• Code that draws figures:
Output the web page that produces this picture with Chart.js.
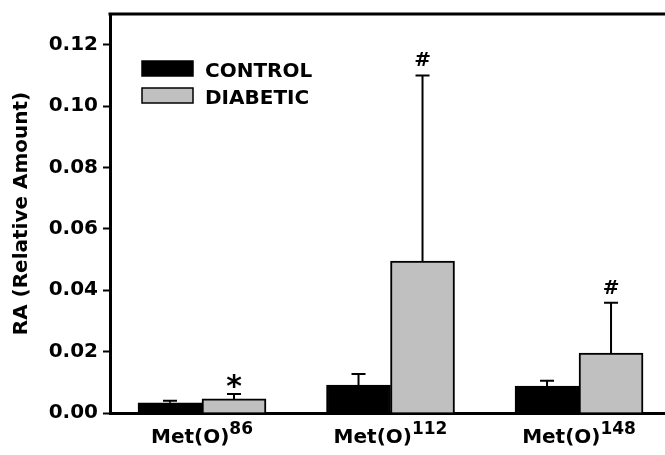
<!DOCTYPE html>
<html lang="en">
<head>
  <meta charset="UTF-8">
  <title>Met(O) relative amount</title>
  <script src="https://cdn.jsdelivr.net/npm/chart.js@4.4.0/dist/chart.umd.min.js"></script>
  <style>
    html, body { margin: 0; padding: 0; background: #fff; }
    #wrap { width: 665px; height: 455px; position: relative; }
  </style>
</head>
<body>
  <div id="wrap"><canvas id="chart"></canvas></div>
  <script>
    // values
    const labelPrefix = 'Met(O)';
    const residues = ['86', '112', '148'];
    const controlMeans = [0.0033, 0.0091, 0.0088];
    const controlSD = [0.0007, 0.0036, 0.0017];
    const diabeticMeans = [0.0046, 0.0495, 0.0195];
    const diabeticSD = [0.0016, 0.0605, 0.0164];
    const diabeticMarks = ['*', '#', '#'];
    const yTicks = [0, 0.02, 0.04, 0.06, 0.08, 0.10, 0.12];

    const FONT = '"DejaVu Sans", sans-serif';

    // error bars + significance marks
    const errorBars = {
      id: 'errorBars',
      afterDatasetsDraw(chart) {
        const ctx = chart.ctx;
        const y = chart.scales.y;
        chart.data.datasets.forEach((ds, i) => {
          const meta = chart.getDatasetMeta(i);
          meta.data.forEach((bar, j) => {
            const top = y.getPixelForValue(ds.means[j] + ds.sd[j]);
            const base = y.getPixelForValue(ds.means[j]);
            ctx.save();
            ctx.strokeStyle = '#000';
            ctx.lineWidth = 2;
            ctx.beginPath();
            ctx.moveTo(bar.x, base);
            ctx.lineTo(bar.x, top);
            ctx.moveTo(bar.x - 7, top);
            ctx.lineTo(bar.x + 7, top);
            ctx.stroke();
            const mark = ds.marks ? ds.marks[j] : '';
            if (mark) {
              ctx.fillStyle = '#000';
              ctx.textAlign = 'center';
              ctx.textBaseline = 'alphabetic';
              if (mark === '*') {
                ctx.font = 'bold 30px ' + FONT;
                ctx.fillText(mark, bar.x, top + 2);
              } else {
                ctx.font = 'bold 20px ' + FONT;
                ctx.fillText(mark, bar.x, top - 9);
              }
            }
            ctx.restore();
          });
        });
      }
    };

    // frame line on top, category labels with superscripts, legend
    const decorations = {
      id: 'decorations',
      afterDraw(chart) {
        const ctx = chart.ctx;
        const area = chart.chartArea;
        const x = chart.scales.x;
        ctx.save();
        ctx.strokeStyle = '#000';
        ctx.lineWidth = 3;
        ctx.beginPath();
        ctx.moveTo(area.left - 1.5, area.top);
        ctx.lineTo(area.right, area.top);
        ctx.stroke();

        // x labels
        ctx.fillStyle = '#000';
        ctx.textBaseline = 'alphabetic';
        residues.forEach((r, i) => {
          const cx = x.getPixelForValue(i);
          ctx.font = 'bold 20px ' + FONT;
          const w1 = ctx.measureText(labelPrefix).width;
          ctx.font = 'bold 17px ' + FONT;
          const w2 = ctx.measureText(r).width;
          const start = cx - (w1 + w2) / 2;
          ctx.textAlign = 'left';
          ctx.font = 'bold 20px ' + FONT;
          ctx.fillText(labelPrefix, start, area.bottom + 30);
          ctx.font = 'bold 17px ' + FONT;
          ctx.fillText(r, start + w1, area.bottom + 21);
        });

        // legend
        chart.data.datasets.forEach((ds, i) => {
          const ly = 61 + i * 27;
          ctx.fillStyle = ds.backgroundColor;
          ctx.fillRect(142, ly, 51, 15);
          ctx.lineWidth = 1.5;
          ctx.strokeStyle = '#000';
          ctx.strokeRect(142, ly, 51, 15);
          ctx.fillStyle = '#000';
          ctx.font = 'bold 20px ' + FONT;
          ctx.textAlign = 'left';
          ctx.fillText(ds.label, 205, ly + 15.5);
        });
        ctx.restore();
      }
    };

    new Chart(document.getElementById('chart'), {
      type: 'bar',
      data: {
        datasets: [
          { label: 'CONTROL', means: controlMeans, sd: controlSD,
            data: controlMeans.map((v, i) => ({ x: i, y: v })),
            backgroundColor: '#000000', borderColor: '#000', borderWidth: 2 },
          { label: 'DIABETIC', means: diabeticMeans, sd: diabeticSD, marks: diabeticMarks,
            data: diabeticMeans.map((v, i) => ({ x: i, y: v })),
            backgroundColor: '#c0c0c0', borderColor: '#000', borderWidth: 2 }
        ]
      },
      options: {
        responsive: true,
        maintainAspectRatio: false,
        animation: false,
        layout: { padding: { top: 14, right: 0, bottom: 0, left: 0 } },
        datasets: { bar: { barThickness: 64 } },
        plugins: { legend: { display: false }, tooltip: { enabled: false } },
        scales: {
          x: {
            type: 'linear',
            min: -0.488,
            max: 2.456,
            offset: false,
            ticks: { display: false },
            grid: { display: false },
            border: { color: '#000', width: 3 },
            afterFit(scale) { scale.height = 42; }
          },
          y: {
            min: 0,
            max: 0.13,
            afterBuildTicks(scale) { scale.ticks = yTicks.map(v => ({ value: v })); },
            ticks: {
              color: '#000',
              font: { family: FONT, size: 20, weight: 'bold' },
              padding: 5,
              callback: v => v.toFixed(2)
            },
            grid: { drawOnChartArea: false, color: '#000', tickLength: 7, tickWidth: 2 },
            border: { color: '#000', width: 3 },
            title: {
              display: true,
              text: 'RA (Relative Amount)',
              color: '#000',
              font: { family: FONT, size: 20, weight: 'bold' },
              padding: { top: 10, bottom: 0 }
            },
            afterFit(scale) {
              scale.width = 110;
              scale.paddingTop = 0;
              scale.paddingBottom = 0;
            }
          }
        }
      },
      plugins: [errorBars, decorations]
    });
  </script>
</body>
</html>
* * *
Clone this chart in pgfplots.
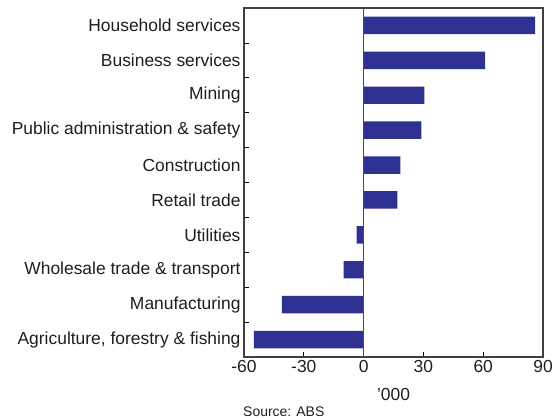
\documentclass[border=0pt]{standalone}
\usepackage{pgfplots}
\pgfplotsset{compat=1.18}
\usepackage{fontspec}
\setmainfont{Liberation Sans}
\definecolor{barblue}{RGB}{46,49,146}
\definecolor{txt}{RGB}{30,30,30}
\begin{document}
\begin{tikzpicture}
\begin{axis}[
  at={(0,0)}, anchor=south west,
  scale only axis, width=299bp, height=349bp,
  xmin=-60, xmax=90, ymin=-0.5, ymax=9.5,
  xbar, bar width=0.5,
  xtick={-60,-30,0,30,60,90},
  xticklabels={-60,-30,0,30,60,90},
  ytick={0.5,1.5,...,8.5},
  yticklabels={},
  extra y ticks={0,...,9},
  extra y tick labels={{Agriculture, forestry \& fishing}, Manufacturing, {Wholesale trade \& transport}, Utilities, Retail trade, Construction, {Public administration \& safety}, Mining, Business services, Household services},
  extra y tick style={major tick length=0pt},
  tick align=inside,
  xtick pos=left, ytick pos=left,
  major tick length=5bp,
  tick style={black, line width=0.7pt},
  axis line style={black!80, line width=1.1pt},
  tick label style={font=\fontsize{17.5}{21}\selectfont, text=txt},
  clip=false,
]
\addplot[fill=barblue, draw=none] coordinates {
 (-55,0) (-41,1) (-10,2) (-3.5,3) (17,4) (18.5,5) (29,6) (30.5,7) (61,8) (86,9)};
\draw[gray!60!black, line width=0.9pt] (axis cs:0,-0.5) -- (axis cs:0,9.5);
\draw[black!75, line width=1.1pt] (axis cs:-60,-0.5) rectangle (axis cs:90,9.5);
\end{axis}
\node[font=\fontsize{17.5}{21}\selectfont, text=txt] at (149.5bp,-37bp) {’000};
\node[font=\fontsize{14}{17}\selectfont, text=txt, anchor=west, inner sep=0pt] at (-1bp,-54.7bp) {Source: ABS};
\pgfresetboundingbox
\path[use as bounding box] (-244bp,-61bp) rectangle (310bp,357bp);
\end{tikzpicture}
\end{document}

• Exercise requirements: Copy every line above that holds the word "this".

• Result below:
Output the web page that produces this picture with Chart.js.
Clone this chart in pgfplots.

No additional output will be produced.